На обед тащили котлы со щами, вонючими и перепрелыми, или с перловым супом — другой перемены не было. Суп наливали в алюминиевые чашки, вроде собачьих, и совали в форточки дверей. Иногда попадался кусочек жилистого мяса, величиной с мелкую гальку. «Политическим», то есть коммунисткам, давали мясные щи получше. На второе всем была совершенно переваренная каша, превращенная в клейкую массу, вроде сырого теста.
Еда была отвратная; не голод, а сознание необходимости есть заставляло проглатывать немного пищи. После обеда разрешалось прилечь на два часа. Почти всегда — тяжелый сон, с кошмарными предчувствиями, страхом, горем, был все же лучше тюремной пустоты.
В четыре часа кричат:
— Вставать!
Вечер убить легче, чем день, когда все привыкли работать. Мы: вспоминаем, говорим: жизнь прошлых лет кажется богатой, яркой, длинной. Все оцениваешь заново, как перед смертью. Но когда все отмерло и сведено к существованию в каменном мешке, смерть можно встретить равнодушно. Страшнее мысль о ссылке. Кто-то написал на стенке наивные по форме, но для нас — щемящие стихи:
А, может быть, в ссылке,
В дощатой казарме,
Где буря несет в щели снег,
Мы вспомним Шпалерку,
Железную койку,
Закрытую наглухо дверь…
Неужели нас доведут до того, что мы будем жалеть о Шпалерке? Живы, кормят, работать не надо — что еще нужно? Одна забота: убить время, как будто оно, это время в заточении, — не из нашей жизни, как будто каждый тюремный день не поглощает нескольких вольных, которые одни имеют смысл.
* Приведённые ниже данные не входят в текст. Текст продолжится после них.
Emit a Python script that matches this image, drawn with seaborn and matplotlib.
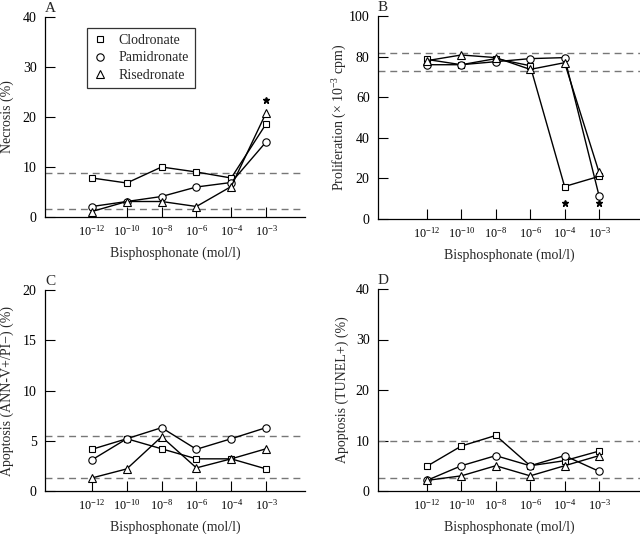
import matplotlib
matplotlib.use("Agg")
import matplotlib.pyplot as plt
import seaborn as sns
import pandas as pd
from matplotlib.lines import Line2D

sns.set_theme(style="ticks")
plt.rcParams["font.family"] = ["Liberation Serif", "DejaVu Serif"]
plt.rcParams["mathtext.fontset"] = "custom"
plt.rcParams["mathtext.rm"] = "Liberation Serif"
plt.rcParams["mathtext.it"] = "Liberation Serif:italic"

# ---- data ----
concentrations = ["10$^{-12}$", "10$^{-10}$", "10$^{-8}$", "10$^{-6}$", "10$^{-4}$", "10$^{-3}$"]
drugs = ["Clodronate", "Pamidronate", "Risedronate"]

necrosis_clod = [7.8, 6.8, 10.0, 9.0, 7.8, 18.6]
necrosis_pam = [2.1, 3.1, 4.1, 6.0, 6.9, 15.0]
necrosis_ris = [1.1, 3.1, 3.1, 2.1, 6.1, 20.8]
necrosis_ref = [8.8, 1.7]
necrosis_star = [5]

prolif_clod = [78.6, 76.0, 79.0, 75.5, 16.0, 21.0]
prolif_pam = [76.0, 76.0, 77.5, 79.0, 79.5, 11.5]
prolif_ris = [78.0, 80.8, 79.5, 73.7, 77.0, 23.0]
prolif_ref = [82.0, 73.0]
prolif_star = [4, 5]

annv_clod = [4.15, 5.2, 4.2, 3.2, 3.2, 2.2]
annv_pam = [3.1, 5.2, 6.3, 4.15, 5.2, 6.3]
annv_ris = [1.3, 2.2, 5.4, 2.3, 3.2, 4.2]
annv_ref = [5.5, 1.3]

tunel_clod = [4.9, 8.9, 11.0, 5.0, 6.0, 7.9]
tunel_pam = [2.1, 5.0, 7.0, 5.0, 7.0, 3.9]
tunel_ris = [2.1, 3.0, 5.0, 3.0, 5.0, 7.0]
tunel_ref = [9.9, 2.6]

markers = {"Clodronate": "s", "Pamidronate": "o", "Risedronate": "^"}
msizes = {"Clodronate": 4.8, "Pamidronate": 5.3, "Risedronate": 5.6}

panels = [
    dict(letter="A", series=[necrosis_clod, necrosis_pam, necrosis_ris], ref=necrosis_ref,
         ylabel="Necrosis (%)", ylim=(0, 40), yticks=[0, 10, 20, 30, 40],
         stars=necrosis_star, star_y=23.4, ylab_x=-0.118,
         rect=[45 / 640, 1 - 217 / 534, 260 / 640, 200 / 534], xlim=(-1.35, 6.12), legend=True),
    dict(letter="B", series=[prolif_clod, prolif_pam, prolif_ris], ref=prolif_ref,
         ylabel="Proliferation (\u00d7 10$^{-3}$ cpm)", ylim=(0, 100), yticks=[0, 20, 40, 60, 80, 100],
         stars=prolif_star, star_y=8, ylab_x=-0.11,
         rect=[378 / 640, 1 - 219 / 534, 262 / 640, 203 / 534], xlim=(-1.42, 6.19), legend=False),
    dict(letter="C", series=[annv_clod, annv_pam, annv_ris], ref=annv_ref,
         ylabel="Apoptosis (ANN-V+/PI\u2212) (%)", ylim=(0, 20), yticks=[0, 5, 10, 15, 20],
         stars=[], star_y=0, ylab_x=-0.118,
         rect=[45 / 640, 1 - 491 / 534, 260 / 640, 201 / 534], xlim=(-1.35, 6.12), legend=False),
    dict(letter="D", series=[tunel_clod, tunel_pam, tunel_ris], ref=tunel_ref,
         ylabel="Apoptosis (TUNEL+) (%)", ylim=(0, 40), yticks=[0, 10, 20, 30, 40],
         stars=[], star_y=0, ylab_x=-0.11,
         rect=[378 / 640, 1 - 491 / 534, 262 / 640, 202 / 534], xlim=(-1.42, 6.19), legend=False),
]

fig = plt.figure(figsize=(6.4, 5.34), dpi=100)

for p in panels:
    ax = fig.add_axes(p["rect"])
    for yv in p["ref"]:
        ax.axhline(yv, color="#777777", lw=1.0, ls=(0, (5, 3.5)), zorder=1)
    for name, vals in zip(drugs, p["series"]):
        df = pd.DataFrame({"x": range(len(concentrations)), "y": vals})
        sns.lineplot(data=df, x="x", y="y", ax=ax, color="black", lw=1.0,
                     marker=markers[name], markersize=msizes[name],
                     markerfacecolor="white", markeredgecolor="black", markeredgewidth=0.8,
                     zorder=3)
    for s in p["stars"]:
        ax.plot([s], [p["star_y"]], marker="*", color="black", ms=4.5, ls="none", zorder=4)
    ax.set_xlim(*p["xlim"])
    ax.set_ylim(*p["ylim"])
    ax.set_xticks(range(len(concentrations)))
    ax.set_xticklabels(concentrations)
    ax.set_yticks(p["yticks"])
    ax.set_xlabel("Bisphosphonate (mol/l)", fontsize=10, labelpad=6)
    ax.set_ylabel(p["ylabel"], fontsize=10)
    ax.yaxis.set_label_coords(p["ylab_x"], 0.5)
    ax.tick_params(direction="in", length=7.5, width=0.8, pad=6, colors="black")
    ax.tick_params(axis="y", labelsize=10)
    ax.tick_params(axis="x", labelsize=8.7, pad=5)
    sns.despine(ax=ax)
    for sp in ["left", "bottom"]:
        ax.spines[sp].set_linewidth(0.9)
        ax.spines[sp].set_color("black")
    ax.patch.set_alpha(0)
    ax.text(0.0, 1.01, p["letter"], transform=ax.transAxes, fontsize=11,
            ha="left", va="bottom")
    if p["legend"]:
        handles = [Line2D([], [], ls="none", marker=markers[d], mfc="white", mec="black",
                          mew=0.8, ms=msizes[d], color="black") for d in drugs]
        leg = ax.legend(handles, drugs, loc="upper left", bbox_to_anchor=(0.162, 0.945),
                        borderaxespad=0, frameon=True, fancybox=False, edgecolor="black",
                        fontsize=10, handlelength=1.0, handletextpad=0.8, borderpad=0.45,
                        labelspacing=0.3)
        leg.get_frame().set_linewidth(0.9)

fig.savefig("out.png", dpi=100)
Невероятны пытки, которые применяет ГПУ, холодеет сердце при мысли о том, что может делаться в непроницаемых тюремных стенах, но есть минуты, когда в отчаянии от яда тоски и безделья, разъедающего душу, иссушающего мозг, хотелось бы физической боли, страданий, чего-то ощутимого, с чем можно бороться, чему противостоять, чтобы только не поддаваться бессмысленному небытию и разложению, которыми проникнута тюрьма.